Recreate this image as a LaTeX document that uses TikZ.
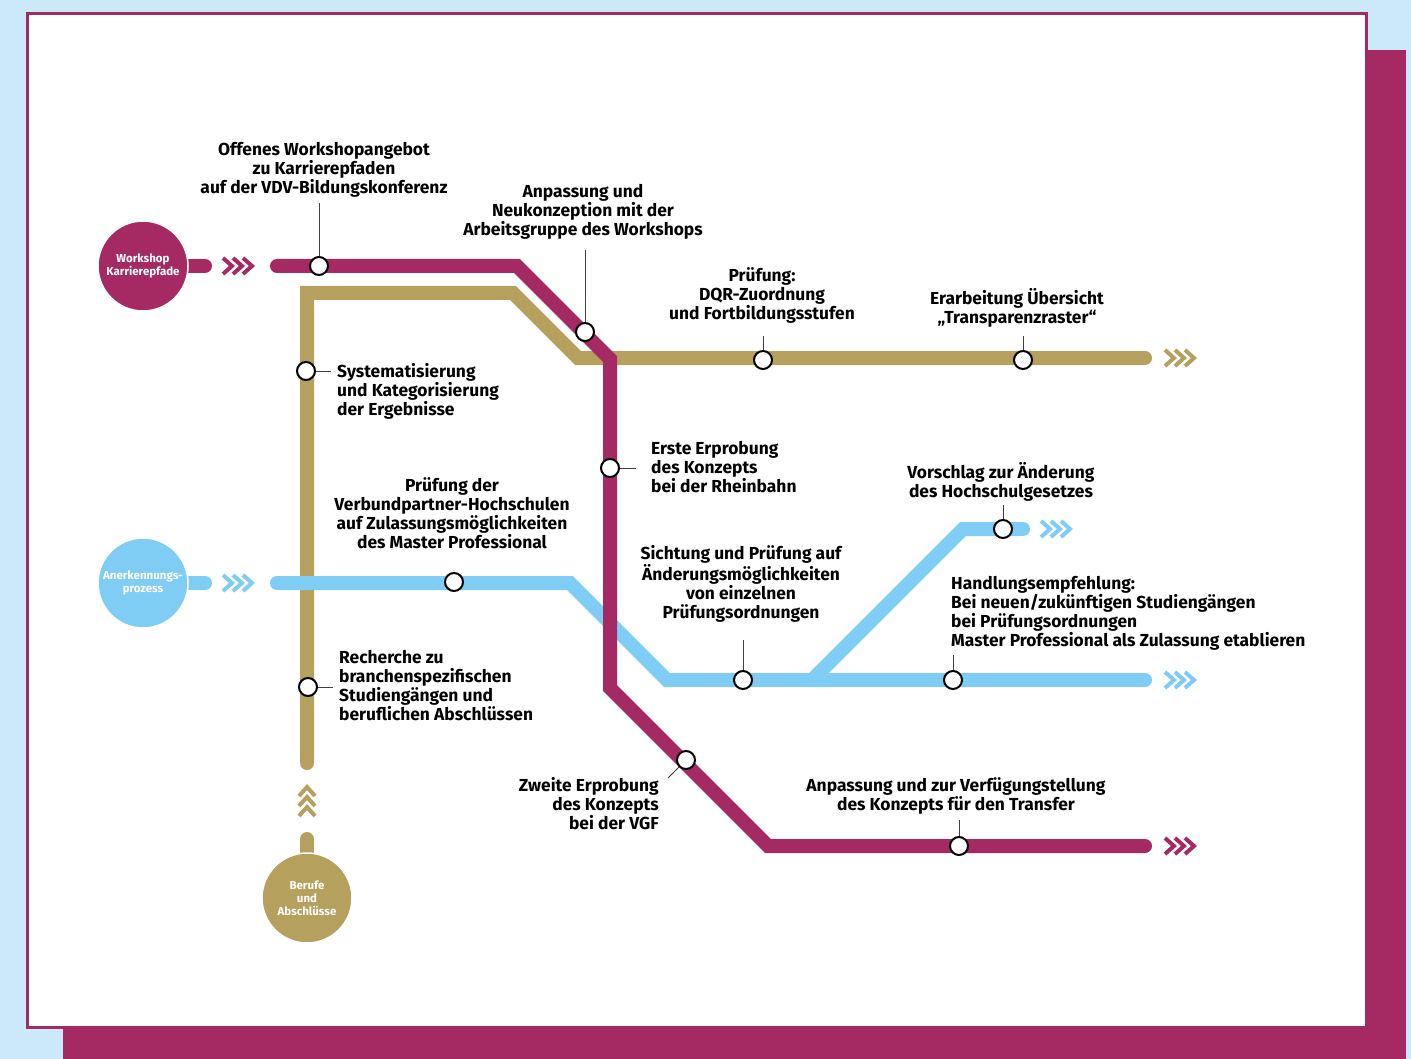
\documentclass[tikz,border=0pt]{standalone}
\usepackage{fontspec}
\setmainfont{Fira Sans}
\definecolor{skyback}{HTML}{CCE9F9}
\definecolor{berry}{HTML}{A52A63}
\definecolor{sand}{HTML}{B6A05E}
\definecolor{sky}{HTML}{7FCDF5}
\newcommand{\lblfont}{\fontsize{17.4}{19}\selectfont\bfseries}
\newcommand{\hubfont}{\fontsize{11.5}{13}\selectfont\bfseries}
\begin{document}
\begin{tikzpicture}[x=1pt,y=-1pt,
  track/.style={line width=14pt,line cap=round,line join=miter},
  stop/.style={circle,draw=black,fill=white,line width=2pt,minimum size=18pt,inner sep=0pt},
  hub/.style={circle,draw=white,line width=1.5pt,minimum size=90pt,inner sep=0pt,align=center,text=white,font=\hubfont},
  tick/.style={draw=black!75,line width=0.8pt},
  lbl/.style={font=\lblfont,inner sep=0pt,align=center},
  chev/.style={line width=4pt,line join=miter,line cap=butt}]
\useasboundingbox (0,0) rectangle (1411,1059);
% page background, offset card and framed sheet
\fill[skyback] (0,0) rectangle (1411,1059);
\fill[berry] (63,50) rectangle (1406,1059);
\fill[white] (26,12) rectangle (1368,1029);
\draw[berry,line width=3pt] (27.5,13.5) rectangle (1366.5,1027.5);

% ---- gold line ----
\draw[track,sand] (307,763) -- (307,293) -- (513,293) -- (578,358) -- (1145,358);
\draw[track,sand] (307,839) -- (307,870);
\foreach \t in {787,797,807}
  \draw[chev,sand] (299,\t+9) -- (307,\t) -- (315,\t+9);
\foreach \t in {1174,1184,1194}
  \draw[chev,sand] (\t-9,350) -- (\t,358) -- (\t-9,366);

% ---- blue line ----
\draw[track,sky] (180,583) -- (205,583);
\draw[track,sky] (277,583) -- (570,583) -- (667,680) -- (1145,680);
\draw[track,sky,line cap=butt] (812,680) -- (963,529) -- (1018,529);
\draw[line width=14pt,sky,line cap=round] (1018,529) -- (1023,529);
\foreach \t in {232,242,252}
  \draw[chev,sky] (\t-9,575) -- (\t,583) -- (\t-9,591);
\foreach \t in {1050,1060,1070}
  \draw[chev,sky] (\t-9,521) -- (\t,529) -- (\t-9,537);
\foreach \t in {1174,1184,1194}
  \draw[chev,sky] (\t-9,672) -- (\t,680) -- (\t-9,688);

% ---- berry line ----
\draw[track,berry] (180,266) -- (205,266);
\draw[track,berry] (277,266) -- (517,266) -- (610,359) -- (610,688) -- (768,846) -- (1145,846);
\foreach \t in {232,242,252}
  \draw[chev,berry] (\t-9,258) -- (\t,266) -- (\t-9,274);
\foreach \t in {1174,1184,1194}
  \draw[chev,berry] (\t-9,838) -- (\t,846) -- (\t-9,854);

% ---- start hubs ----
\node[hub,fill=berry] (hw) at (143,266) {Workshop\\Karrierepfade};
\node[hub,fill=sky] (ha) at (143,583) {Anerkennungs-\\prozess};
\node[hub,fill=sand] (hb) at (307,898) {Berufe\\und\\Abschlüsse};

% ---- stations ----
\node[stop] (s1) at (319,266) {};
\node[stop] (s2) at (585,332) {};
\node[stop] (s3) at (306,371) {};
\node[stop] (s4) at (763,360) {};
\node[stop] (s5) at (1023,360) {};
\node[stop] (s6) at (610,468) {};
\node[stop] (s7) at (454,582) {};
\node[stop] (s8) at (308,687) {};
\node[stop] (s9) at (743,680) {};
\node[stop] (s10) at (953,680) {};
\node[stop] (s11) at (1003,529) {};
\node[stop] (s12) at (686,760) {};
\node[stop] (s13) at (959,846) {};

% ---- leader ends ----
\coordinate (c1) at (319,203);
\coordinate (c2) at (585,250);
\coordinate (c3) at (331,371);
\coordinate (c4) at (763,336);
\coordinate (c5) at (1023,336);
\coordinate (c6) at (636,468);
\coordinate (c8) at (333,687);
\coordinate (c9) at (743,640);
\coordinate (c10) at (953,655);
\coordinate (c11) at (1003,505);
\coordinate (c12) at (668,778);
\coordinate (c13) at (959,820);
\draw[tick] (s1) -- (c1);
\draw[tick] (s2) -- (c2);
\draw[tick] (s3) -- (c3);
\draw[tick] (s4) -- (c4);
\draw[tick] (s5) -- (c5);
\draw[tick] (s6) -- (c6);
\draw[tick] (s8) -- (c8);
\draw[tick] (s9) -- (c9);
\draw[tick] (s10) -- (c10);
\draw[tick] (s11) -- (c11);
\draw[tick] (s12) -- (c12);
\draw[tick] (s13) -- (c13);

% ---- labels ----
\node[lbl,anchor=north] (l1) at (324,142) {Offenes Workshopangebot\\zu Karrierepfaden\\auf der VDV-Bildungskonferenz};
\node[lbl,anchor=north] (l2) at (583,184) {Anpassung und\\Neukonzeption mit der\\Arbeitsgruppe des Workshops};
\node[lbl,anchor=north] (l4) at (762,267) {Prüfung:\\DQR-Zuordnung\\und Fortbildungsstufen};
\node[lbl,anchor=north] (l5) at (1017,288) {Erarbeitung Übersicht\\„Transparenzraster“};
\node[lbl,anchor=north west,align=left] (l3) at (337,363) {Systematisierung\\und Kategorisierung\\der Ergebnisse};
\node[lbl,anchor=north west,align=left] (l6) at (651,441) {Erste Erprobung\\des Konzepts\\bei der Rheinbahn};
\node[lbl,anchor=north] (l11) at (1001,462) {Vorschlag zur Änderung\\des Hochschulgesetzes};
\node[lbl,anchor=north] (l7) at (452,477) {Prüfung der\\Verbundpartner-Hochschulen\\auf Zulassungsmöglichkeiten\\des Master Professional};
\node[lbl,anchor=north] (l9) at (741,545) {Sichtung und Prüfung auf\\Änderungsmöglichkeiten\\von einzelnen\\Prüfungsordnungen};
\node[lbl,anchor=north west,align=left] (l10) at (951,576) {Handlungsempfehlung:\\Bei neuen/zukünftigen Studiengängen\\bei Prüfungsordnungen\\Master Professional als Zulassung etablieren};
\node[lbl,anchor=north west,align=left] (l8) at (339,650) {Recherche zu\\branchenspezifischen\\Studiengängen und\\beruflichen Abschlüssen};
\node[lbl,anchor=north east,align=right] (l12) at (659,777) {Zweite Erprobung\\des Konzepts\\bei der VGF};
\node[lbl,anchor=north] (l13) at (956,777) {Anpassung und zur Verfügungstellung\\des Konzepts für den Transfer};
\end{tikzpicture}
\end{document}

▶ [GIVEN EXERCISE]
Quote the full listing above word for word; exclude every picture from the copy.

▶ [ANSWER TO THE EXERCISE]
Recreate this image as a LaTeX document that uses TikZ.
\documentclass[tikz,border=0pt]{standalone}
\usepackage{fontspec}
\setmainfont{Fira Sans}
\definecolor{skyback}{HTML}{CCE9F9}
\definecolor{berry}{HTML}{A52A63}
\definecolor{sand}{HTML}{B6A05E}
\definecolor{sky}{HTML}{7FCDF5}
\newcommand{\lblfont}{\fontsize{17.4}{19}\selectfont\bfseries}
\newcommand{\hubfont}{\fontsize{11.5}{13}\selectfont\bfseries}
\begin{document}
\begin{tikzpicture}[x=1pt,y=-1pt,
  track/.style={line width=14pt,line cap=round,line join=miter},
  stop/.style={circle,draw=black,fill=white,line width=2pt,minimum size=18pt,inner sep=0pt},
  hub/.style={circle,draw=white,line width=1.5pt,minimum size=90pt,inner sep=0pt,align=center,text=white,font=\hubfont},
  tick/.style={draw=black!75,line width=0.8pt},
  lbl/.style={font=\lblfont,inner sep=0pt,align=center},
  chev/.style={line width=4pt,line join=miter,line cap=butt}]
\useasboundingbox (0,0) rectangle (1411,1059);
% page background, offset card and framed sheet
\fill[skyback] (0,0) rectangle (1411,1059);
\fill[berry] (63,50) rectangle (1406,1059);
\fill[white] (26,12) rectangle (1368,1029);
\draw[berry,line width=3pt] (27.5,13.5) rectangle (1366.5,1027.5);

% ---- gold line ----
\draw[track,sand] (307,763) -- (307,293) -- (513,293) -- (578,358) -- (1145,358);
\draw[track,sand] (307,839) -- (307,870);
\foreach \t in {787,797,807}
  \draw[chev,sand] (299,\t+9) -- (307,\t) -- (315,\t+9);
\foreach \t in {1174,1184,1194}
  \draw[chev,sand] (\t-9,350) -- (\t,358) -- (\t-9,366);

% ---- blue line ----
\draw[track,sky] (180,583) -- (205,583);
\draw[track,sky] (277,583) -- (570,583) -- (667,680) -- (1145,680);
\draw[track,sky,line cap=butt] (812,680) -- (963,529) -- (1018,529);
\draw[line width=14pt,sky,line cap=round] (1018,529) -- (1023,529);
\foreach \t in {232,242,252}
  \draw[chev,sky] (\t-9,575) -- (\t,583) -- (\t-9,591);
\foreach \t in {1050,1060,1070}
  \draw[chev,sky] (\t-9,521) -- (\t,529) -- (\t-9,537);
\foreach \t in {1174,1184,1194}
  \draw[chev,sky] (\t-9,672) -- (\t,680) -- (\t-9,688);

% ---- berry line ----
\draw[track,berry] (180,266) -- (205,266);
\draw[track,berry] (277,266) -- (517,266) -- (610,359) -- (610,688) -- (768,846) -- (1145,846);
\foreach \t in {232,242,252}
  \draw[chev,berry] (\t-9,258) -- (\t,266) -- (\t-9,274);
\foreach \t in {1174,1184,1194}
  \draw[chev,berry] (\t-9,838) -- (\t,846) -- (\t-9,854);

% ---- start hubs ----
\node[hub,fill=berry] (hw) at (143,266) {Workshop\\Karrierepfade};
\node[hub,fill=sky] (ha) at (143,583) {Anerkennungs-\\prozess};
\node[hub,fill=sand] (hb) at (307,898) {Berufe\\und\\Abschlüsse};

% ---- stations ----
\node[stop] (s1) at (319,266) {};
\node[stop] (s2) at (585,332) {};
\node[stop] (s3) at (306,371) {};
\node[stop] (s4) at (763,360) {};
\node[stop] (s5) at (1023,360) {};
\node[stop] (s6) at (610,468) {};
\node[stop] (s7) at (454,582) {};
\node[stop] (s8) at (308,687) {};
\node[stop] (s9) at (743,680) {};
\node[stop] (s10) at (953,680) {};
\node[stop] (s11) at (1003,529) {};
\node[stop] (s12) at (686,760) {};
\node[stop] (s13) at (959,846) {};

% ---- leader ends ----
\coordinate (c1) at (319,203);
\coordinate (c2) at (585,250);
\coordinate (c3) at (331,371);
\coordinate (c4) at (763,336);
\coordinate (c5) at (1023,336);
\coordinate (c6) at (636,468);
\coordinate (c8) at (333,687);
\coordinate (c9) at (743,640);
\coordinate (c10) at (953,655);
\coordinate (c11) at (1003,505);
\coordinate (c12) at (668,778);
\coordinate (c13) at (959,820);
\draw[tick] (s1) -- (c1);
\draw[tick] (s2) -- (c2);
\draw[tick] (s3) -- (c3);
\draw[tick] (s4) -- (c4);
\draw[tick] (s5) -- (c5);
\draw[tick] (s6) -- (c6);
\draw[tick] (s8) -- (c8);
\draw[tick] (s9) -- (c9);
\draw[tick] (s10) -- (c10);
\draw[tick] (s11) -- (c11);
\draw[tick] (s12) -- (c12);
\draw[tick] (s13) -- (c13);

% ---- labels ----
\node[lbl,anchor=north] (l1) at (324,142) {Offenes Workshopangebot\\zu Karrierepfaden\\auf der VDV-Bildungskonferenz};
\node[lbl,anchor=north] (l2) at (583,184) {Anpassung und\\Neukonzeption mit der\\Arbeitsgruppe des Workshops};
\node[lbl,anchor=north] (l4) at (762,267) {Prüfung:\\DQR-Zuordnung\\und Fortbildungsstufen};
\node[lbl,anchor=north] (l5) at (1017,288) {Erarbeitung Übersicht\\„Transparenzraster“};
\node[lbl,anchor=north west,align=left] (l3) at (337,363) {Systematisierung\\und Kategorisierung\\der Ergebnisse};
\node[lbl,anchor=north west,align=left] (l6) at (651,441) {Erste Erprobung\\des Konzepts\\bei der Rheinbahn};
\node[lbl,anchor=north] (l11) at (1001,462) {Vorschlag zur Änderung\\des Hochschulgesetzes};
\node[lbl,anchor=north] (l7) at (452,477) {Prüfung der\\Verbundpartner-Hochschulen\\auf Zulassungsmöglichkeiten\\des Master Professional};
\node[lbl,anchor=north] (l9) at (741,545) {Sichtung und Prüfung auf\\Änderungsmöglichkeiten\\von einzelnen\\Prüfungsordnungen};
\node[lbl,anchor=north west,align=left] (l10) at (951,576) {Handlungsempfehlung:\\Bei neuen/zukünftigen Studiengängen\\bei Prüfungsordnungen\\Master Professional als Zulassung etablieren};
\node[lbl,anchor=north west,align=left] (l8) at (339,650) {Recherche zu\\branchenspezifischen\\Studiengängen und\\beruflichen Abschlüssen};
\node[lbl,anchor=north east,align=right] (l12) at (659,777) {Zweite Erprobung\\des Konzepts\\bei der VGF};
\node[lbl,anchor=north] (l13) at (956,777) {Anpassung und zur Verfügungstellung\\des Konzepts für den Transfer};
\end{tikzpicture}
\end{document}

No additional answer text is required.